- STATED PROBLEM
Look at the data below and print exactly the lines from its first line through the line with "0.543, 0.545, 0.548, 0.548, 0.548]"; the pictures stay out of the copy.

- ENTRIES
^^^^^^^^

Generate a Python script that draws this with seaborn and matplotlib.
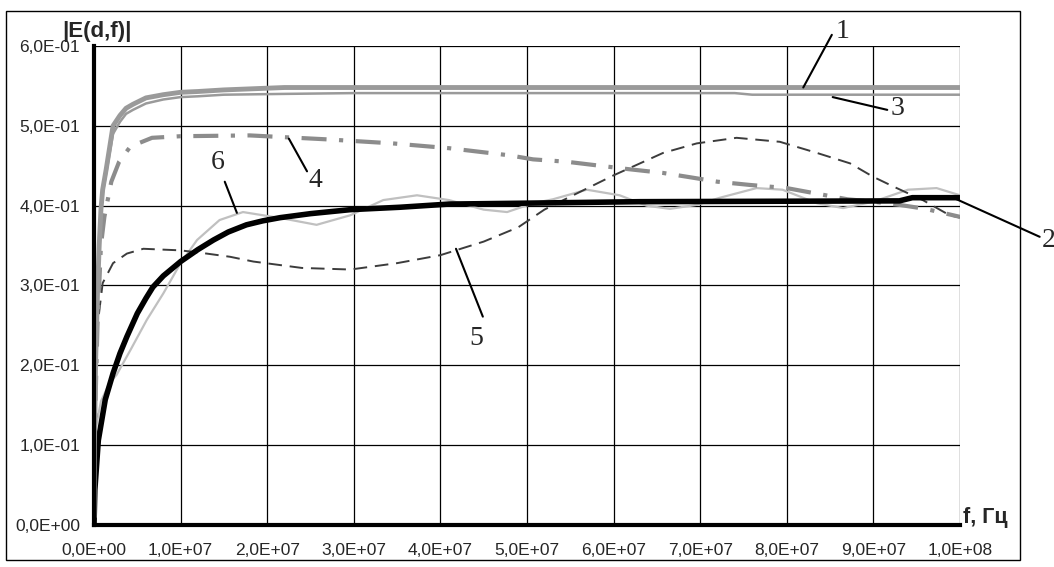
import numpy as np
import matplotlib
matplotlib.use("Agg")
import matplotlib.pyplot as plt
import seaborn as sns
from matplotlib.ticker import FuncFormatter, MultipleLocator
from matplotlib.patches import Rectangle

# частоты в единицах 1e7 Гц, значения |E(d,f)|
f1 = [0, 0.005, 0.02, 0.04, 0.06, 0.08, 0.1, 0.14, 0.22, 0.3, 0.37, 0.45, 0.6, 0.8, 1.0, 1.2, 1.5, 2.2, 3.0, 10.0]
e1 = [0.01, 0.10, 0.21, 0.29, 0.35, 0.395, 0.42, 0.445, 0.50, 0.513, 0.522, 0.527, 0.535, 0.539, 0.542,
      0.543, 0.545, 0.548, 0.548, 0.548]

f3 = [0, 0.005, 0.02, 0.04, 0.06, 0.08, 0.1, 0.14, 0.22, 0.3, 0.37, 0.45, 0.6, 0.8, 1.0, 1.2, 1.5, 2.2, 3.0,
      7.4, 7.6, 10.0]
e3 = [0.01, 0.10, 0.21, 0.29, 0.345, 0.39, 0.415, 0.44, 0.49, 0.505, 0.515, 0.52, 0.528, 0.533, 0.536,
      0.537, 0.539, 0.54, 0.541, 0.541, 0.539, 0.539]

f4 = [0, 0.02, 0.04, 0.08, 0.12, 0.2, 0.29, 0.42, 0.67, 1.0, 1.8, 2.7, 3.45, 4.1, 4.8, 5.07, 5.46,
      6.15, 6.57, 6.86, 7.2, 7.57, 8.0, 8.3, 8.7, 9.0, 9.3, 9.6, 10.0]
e4 = [0.02, 0.165, 0.25, 0.35, 0.386, 0.43, 0.455, 0.474, 0.485, 0.487, 0.488, 0.483, 0.478, 0.472,
      0.463, 0.458, 0.455, 0.446, 0.441, 0.436, 0.43, 0.426, 0.422, 0.416, 0.408, 0.405, 0.401, 0.396, 0.386]

f5 = [0, 0.01, 0.03, 0.1, 0.22, 0.38, 0.57, 1.0, 1.3, 1.57, 1.84, 2.4, 2.96, 3.5, 4.0, 4.5, 4.9, 5.2,
      5.42, 6.0, 6.57, 6.96, 7.42, 7.92, 8.35, 8.73, 9.0, 9.23, 9.57, 9.88, 10.0]
e5 = [0.05, 0.17, 0.24, 0.303, 0.328, 0.34, 0.346, 0.344, 0.34, 0.336, 0.33, 0.322, 0.32, 0.328, 0.338,
      0.355, 0.373, 0.395, 0.407, 0.438, 0.466, 0.478, 0.485, 0.48, 0.466, 0.453, 0.436, 0.424, 0.407, 0.388, 0.385]

f2 = [0, 0.01, 0.05, 0.13, 0.22, 0.3, 0.38, 0.5, 0.6, 0.68, 0.8, 1.0, 1.2, 1.38, 1.55, 1.76, 1.95, 2.15,
      2.5, 2.96, 3.53, 4.1, 4.9, 6.3, 9.3, 9.45, 10.0]
e2 = [0.0, 0.044, 0.106, 0.157, 0.19, 0.215, 0.236, 0.265, 0.284, 0.298, 0.312, 0.33, 0.345, 0.357,
      0.367, 0.376, 0.381, 0.385, 0.39, 0.395, 0.398, 0.402, 0.403, 0.405, 0.406, 0.41, 0.41]

f6 = [0, 0.01, 0.08, 0.18, 0.26, 0.42, 0.61, 0.8, 1.0, 1.19, 1.45, 1.72, 1.95, 2.18, 2.57, 2.96, 3.34,
      3.73, 4.1, 4.5, 4.77, 5.07, 5.3, 5.69, 6.07, 6.38, 6.65, 6.96, 7.23, 7.65, 7.95, 8.35, 8.65, 9.0,
      9.4, 9.73, 10.0]
e6 = [0.06, 0.115, 0.155, 0.178, 0.188, 0.219, 0.257, 0.29, 0.328, 0.357, 0.382, 0.392, 0.388, 0.384,
      0.376, 0.388, 0.407, 0.413, 0.407, 0.395, 0.392, 0.403, 0.408, 0.42, 0.413, 0.40, 0.396, 0.401,
      0.41, 0.422, 0.42, 0.403, 0.397, 0.405, 0.42, 0.422, 0.413]

# номера кривых: (точка на кривой, конец выноски, место цифры) в тех же единицах
labels = {
    "1": ((8.19, 0.548), (8.52, 0.614), (8.64, 0.618)),
    "3": ((8.53, 0.536), (9.16, 0.520), (9.28, 0.522)),
    "4": ((2.25, 0.484), (2.46, 0.443), (2.56, 0.432)),
    "5": ((4.18, 0.346), (4.49, 0.261), (4.41, 0.234)),
    "6": ((1.65, 0.391), (1.51, 0.430), (1.43, 0.454)),
    "2": ((9.92, 0.410), (10.92, 0.361), (11.02, 0.356)),
}

sns.set_style("white")
plt.rcParams['font.family'] = ['Liberation Sans', 'DejaVu Sans']

fig = plt.figure(figsize=(10.54, 5.67), dpi=100)
ax = fig.add_axes([94 / 1054, 1 - 525 / 567, 866 / 1054, 479 / 567])

hz = 1e7
sns.lineplot(x=np.array(f6) * hz, y=e6, ax=ax, color="#c0c0c0", lw=1.6, zorder=3)
sns.lineplot(x=np.array(f5) * hz, y=e5, ax=ax, color="#3c3c3c", lw=1.4, zorder=4,
             linestyle=(0, (7, 4)))
sns.lineplot(x=np.array(f4) * hz, y=e4, ax=ax, color="#8c8c8c", lw=3, zorder=4,
             linestyle=(0, (6, 3, 1, 3)))
sns.lineplot(x=np.array(f2) * hz, y=e2, ax=ax, color="black", lw=4, zorder=5)
sns.lineplot(x=np.array(f3) * hz, y=e3, ax=ax, color="#9a9a9a", lw=1.8, zorder=6)
sns.lineplot(x=np.array(f1) * hz, y=e1, ax=ax, color="#9a9a9a", lw=3.5, zorder=6)

ax.set_xlim(0, 1e8)
ax.set_ylim(0, 0.6)
ax.xaxis.set_major_locator(MultipleLocator(1e7))
ax.yaxis.set_major_locator(MultipleLocator(0.1))
fmt = FuncFormatter(lambda v, p: ("%.1E" % v).replace(".", ","))
ax.xaxis.set_major_formatter(fmt)
ax.yaxis.set_major_formatter(fmt)
ax.set_xlabel("")
ax.set_ylabel("")

ax.grid(True, color="black", lw=0.9)
ax.set_axisbelow(True)
for s in ["top", "right"]:
    ax.spines[s].set_visible(False)
for s in ["left", "bottom"]:
    ax.spines[s].set_linewidth(3)
    ax.spines[s].set_color("black")
    ax.spines[s].set_zorder(7)
ax.tick_params(axis="y", direction="out", length=5, width=1.8, color="black", labelsize=12.5, pad=5)
ax.tick_params(axis="x", direction="out", length=3, width=2.5, color="black", labelsize=12.5, pad=10)

for name, (p0, p1, pt) in labels.items():
    ax.plot([p0[0] * hz, p1[0] * hz], [p0[1], p1[1]], color="black", lw=1.5, clip_on=False, zorder=8)
    ax.text(pt[0] * hz, pt[1], name, ha="center", va="center", fontsize=20,
            family=["Liberation Serif", "DejaVu Serif"], clip_on=False)

fig.text(62 / 1054, 1 - 32 / 567, "|E(d,f)|", ha="left", va="center", fontsize=16, fontweight="bold")
fig.text(963 / 1054, 1 - 518 / 567, "f, Гц", ha="left", va="center", fontsize=15.5, fontweight="bold")

fig.patches.append(Rectangle((6 / 1054, 1 - 560 / 567), 1014 / 1054, 549 / 567,
                             transform=fig.transFigure, fill=False, edgecolor="black", lw=1))

fig.savefig("out.png", dpi=100)
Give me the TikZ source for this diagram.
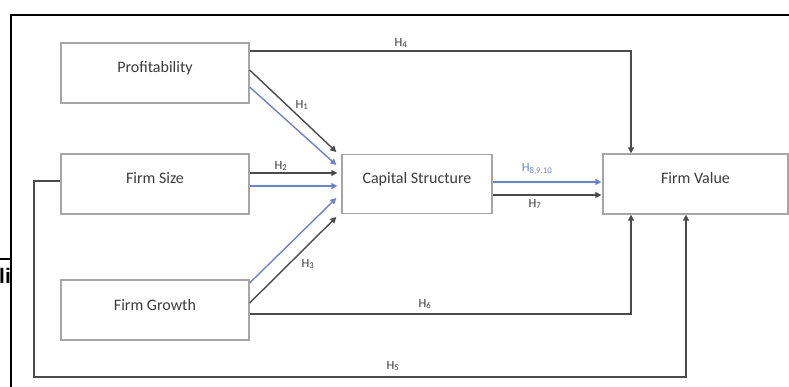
\documentclass[tikz,border=0pt]{standalone}
\usepackage{fontspec}
\setmainfont{Carlito}
\newfontfamily\cutfont{Liberation Sans}
\usetikzlibrary{arrows.meta,calc}
\definecolor{boxgray}{RGB}{166,166,166}
\definecolor{linegray}{RGB}{75,75,75}
\definecolor{hblue}{RGB}{110,130,200}
\definecolor{txtgray}{RGB}{60,60,60}
\begin{document}
\begin{tikzpicture}[x=1pt,y=-1pt,
  varbox/.style={draw=boxgray,line width=1.3pt,fill=white,minimum height=60pt,
    inner sep=0pt,text height=10pt,text depth=10pt,font=\fontsize{16}{18}\selectfont,text=txtgray},
  conn/.style={draw=linegray,line width=1.4pt},
  arr/.style={conn,-{Triangle[length=6pt,width=6pt]}},
  barr/.style={draw=hblue,line width=1.4pt,-{Triangle[length=6pt,width=6pt]}},
  hlab/.style={font=\fontsize{12.5}{13}\selectfont,text=txtgray,inner sep=0pt},
  blab/.style={hlab,text=hblue},
  frame/.style={draw=black,line width=2.5pt}]
\useasboundingbox (0,0) rectangle (789,387);
% outer frame fragments
\draw[frame] (10,15) -- (789,15);
\draw[frame] (11,14) -- (11,387);
\draw[frame] (0,259) -- (11,259);
\begin{scope}
\clip (0,240) rectangle (10,300);
\node[anchor=base west,inner sep=0pt,font=\cutfont\bfseries\fontsize{21}{22}\selectfont] (cut) at (-1,283) {li};
\end{scope}
% boxes
\node[varbox,minimum width=188pt] (prof) at (155,73) {Profitability};
\node[varbox,minimum width=188pt] (size) at (155,184) {Firm Size};
\node[varbox,minimum width=188pt] (growth) at (155,310) {Firm Growth};
\node[varbox,minimum width=150pt,minimum height=59pt] (cs) at (417,184) {Capital Structure};
\node[varbox,minimum width=185pt] (fv) at (695.5,184) {Firm Value};
% H4
\draw[arr] ([yshift=22pt]prof.east) -| ([xshift=-64.5pt]fv.north);
% H1
\draw[arr] ([yshift=3pt]prof.east) -- ([xshift=-5pt,yshift=32pt]cs.west);
\draw[barr] ([yshift=-14pt]prof.east) -- ([xshift=-5pt,yshift=19pt]cs.west);
% H2
\draw[arr] ([yshift=11pt]size.east) -- ([xshift=-4pt,yshift=11pt]cs.west);
\draw[barr] ([yshift=-2pt]size.east) -- ([xshift=-4pt,yshift=-2pt]cs.west);
% H3
\draw[barr] ([yshift=27pt]growth.east) -- ([xshift=-5pt,yshift=-14pt]cs.west);
\draw[arr] ([yshift=7pt]growth.east) -- ([xshift=-5pt,yshift=-33pt]cs.west);
% H8,9,10 and H7
\draw[barr] ([yshift=2pt]cs.east) -- ([xshift=-1pt,yshift=2pt]fv.west);
\draw[arr] ([yshift=-11pt]cs.east) -- ([xshift=-1pt,yshift=-11pt]fv.west);
% H6
\draw[arr] ([yshift=-4pt]growth.east) -| ([xshift=-64.5pt]fv.south);
% H5
\coordinate (h5corner) at (34,377);
\draw[arr] ([yshift=3pt]size.west) -| (h5corner) -| ([xshift=-9.5pt]fv.south);
% labels
\node[hlab] (l4) at (401,43) {H\textsubscript{4}};
\node[hlab] (l1) at (302,105) {H\textsubscript{1}};
\node[hlab] (l2) at (281,166) {H\textsubscript{2}};
\node[hlab] (l3) at (308,264) {H\textsubscript{3}};
\node[blab] (l8) at (537,169) {H\textsubscript{8,9,10}};
\node[hlab] (l7) at (535,204) {H\textsubscript{7}};
\node[hlab] (l6) at (425,304) {H\textsubscript{6}};
\node[hlab] (l5) at (393,366) {H\textsubscript{5}};
\end{tikzpicture}
\end{document}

^^^^^^^^

- FINISHED TASK
Generate a Python script that draws this with seaborn and matplotlib.
import numpy as np
import matplotlib
matplotlib.use("Agg")
import matplotlib.pyplot as plt
import seaborn as sns
from matplotlib.ticker import FuncFormatter, MultipleLocator
from matplotlib.patches import Rectangle

# частоты в единицах 1e7 Гц, значения |E(d,f)|
f1 = [0, 0.005, 0.02, 0.04, 0.06, 0.08, 0.1, 0.14, 0.22, 0.3, 0.37, 0.45, 0.6, 0.8, 1.0, 1.2, 1.5, 2.2, 3.0, 10.0]
e1 = [0.01, 0.10, 0.21, 0.29, 0.35, 0.395, 0.42, 0.445, 0.50, 0.513, 0.522, 0.527, 0.535, 0.539, 0.542,
      0.543, 0.545, 0.548, 0.548, 0.548]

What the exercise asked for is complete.